Lebih hemat tentunya. Tidak perlu memikirkan pengeluaran dan meminta uang ke
orang tua.
Sebut saja kami dengan julukan Pancagati. Dalam
istilah Jawa berarti lima perempuan. Kami menyewa kos di satu tempat yang tidak
jauh dari kantor. Berjalan kaki kurang lebih lima menit. Bisa menghemat tenaga
dan ongkos transportasi. Dekat dengan perumahan warga. Ada pasar. Banyak warung
makan yang pastinya harga untuk satu kali makan terbilang normal. Nasi uduk,
orek tempe, mie, ditambah satu telur hanya delapan ribu rupiah. Sudah cukup
untuk mengisi perut di pagi hari.
PKL MINGGU
PERTAMA
Hari pertama, kami berangkat pukul tujuh kurang
seperempat. Karena tiga orang di antara kami harus menemui Mas Adhan, pelaksana
Subbagian Umum dan Kepatuhan Internal, yang bertanggung jawab atas pelaksanaan
PKL kami. Mereka harus mendaftarkan sidik jari di aplikasi finger print. Satu kemajuan buat aku dan teman-teman, setiap datang
dan pulang kantor tidak perlu melihat jam dan tanda tangan secara manual. Dalam
benak hatiku, “Yes, kantorku ga gaptek.”
Kembalilah kami duduk di ruang tunggu yang berada di
lantai lima. Menunggu Mas Adhan datang dari meja kerjanya. Sembari menunggu,
aku menatap setiap sudut ruangan. Rapi. Bersih. Wangi. Ada poster tentang anti
korupsi. Ada pamflet tentang gratifikasi. Oh ya, aku ingat, Mas Adhan pernah
bercerita kalau kantor ini sedang mengikuti kompetisi Zona Integritas Menuju
Wilayah Bebas dari Korupsi yang diselenggarakan oleh Direktorat Jenderal Pajak.

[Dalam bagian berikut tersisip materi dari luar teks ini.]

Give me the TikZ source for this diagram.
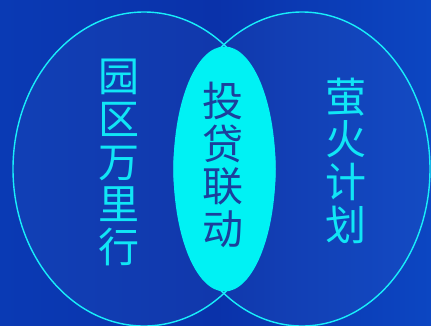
\documentclass[tikz,border=0pt]{standalone}
\usepackage{fontspec}
\newfontfamily\cjk{Noto Sans CJK SC}
\usetikzlibrary{shapes.geometric}
\definecolor{bgL}{HTML}{0A3AB4}
\definecolor{bgM}{HTML}{0A32AA}
\definecolor{bgR}{HTML}{0C46C2}
\definecolor{ring}{HTML}{18EEFA}
\definecolor{lens}{HTML}{00F2F4}
\definecolor{lenstext}{HTML}{1C3F9C}
\definecolor{cyantext}{HTML}{10E6F6}
\tikzset{
  ring/.style={ellipse, draw=ring, line width=1.4pt, inner sep=0pt},
  coltext/.style={align=center, inner sep=0pt, text=cyantext,
    font=\cjk\fontsize{41}{42.7}\selectfont},
}
\begin{document}
\begin{tikzpicture}[x=1pt,y=-1pt]
\useasboundingbox (0,0) rectangle (431,325);
\shade[left color=bgL, right color=bgR, middle color=bgM] (0,0) rectangle (431,325);
% soft inner glow
\fill[white, opacity=0.03] (144,169) ellipse [x radius=131pt, y radius=157pt];
\fill[white, opacity=0.03] (302,169) ellipse [x radius=128pt, y radius=157pt];
\node[ring, minimum width=262pt, minimum height=314pt] (L) at (144,169) {};
\node[ring, minimum width=256pt, minimum height=314pt] (R) at (302,169) {};
\node[ellipse, fill=lens, inner sep=0pt, minimum width=102pt, minimum height=245pt] (M) at (224.5,169) {};
\node[coltext] (lt) at (119,162.5) {园\\区\\万\\里\\行};
\node[coltext] (rt) at (346,160.5) {萤\\火\\计\\划};
\node[coltext, text=lenstext] (mt) at (223,165) {投\\贷\\联\\动};
\end{tikzpicture}
\end{document}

Lagi lagi Mas Adhan menyambut kami dengan rekahan
senyum yang ramah. Satu pelajaran yang dapat aku ambil. Senyum itu indah.
Senyum itu ibadah. Senyum adalah tanda awal ketulusan hati yang lebih berharga
dari sebuah hadiah. Dengan tersenyum, kita bisa menghadirkan energi positif
bagi diri sendiri dan orang lain. Menenangkan perasaan. Menyejukkan dan
menentramkan hati. Karena itu. Mari kita mengawali semua aktivitas dengan senyuman
dan doa. “Jangan pelit untuk tersenyum ya Tanti,” ucapku lirih dalam hati.
Mas Adhan mengajak kami untuk keliling ke semua unit
kerja yang ada di kantor. “Gedung ini milik dua kantor. Kantor kita dan kantor
sebelah,” jelas Mas Adhan singkat.
Kami diajak terlebih dahulu untuk berkeliling di
lantai lima. Di lantai ini ada tiga unit kerja, yaitu Subbagian Umum dan
Kepatuhan Internal (SUKI), Seksi Pengolahan Data dan Informsi (PDI), dan Seksi
Ekstensifikasi. Ruang Kepala Kantor dan Sekretariat juga berada di lantai yang
sama. Kami memberi salam dan memperkenalan diri satu per satu kepada para
pegawai. Mereka sangat ramah. Bisa dilihat dari raut wajah dan nada bicara. Mereka
terlihat sangat senang dengan keberadaan kami di sini. “Alhamdulillah,” ucapku
lega.
Kami melanjutkan perkenalan ke lantai enam. Tiba di
lantai enam, kami disambut dengan senyuman yang ramah dan ucapan selamat pagi
dari Pak Satpam. Di lantai ini ada Seksi Pengawasan dan Konsultasi I, II, III,
dan IV, Seksi Penagihan, Seksi Pemeriksaan, dan Jabatan Fungsional.
Lantai terakhir yang kami kunjungi adalah lantai satu.
Di lantai ini ada satu unit keja saja, yaitu Seksi Pelayanan. Di dalam ruangan,
ada tempat penyimpanan berkas-berkas yang tersusun sangat rapi dan besih.
Selain itu, di lantai ini juga terdapat Tempat Pelayanan Terpadu (TPT), dan helpdesk.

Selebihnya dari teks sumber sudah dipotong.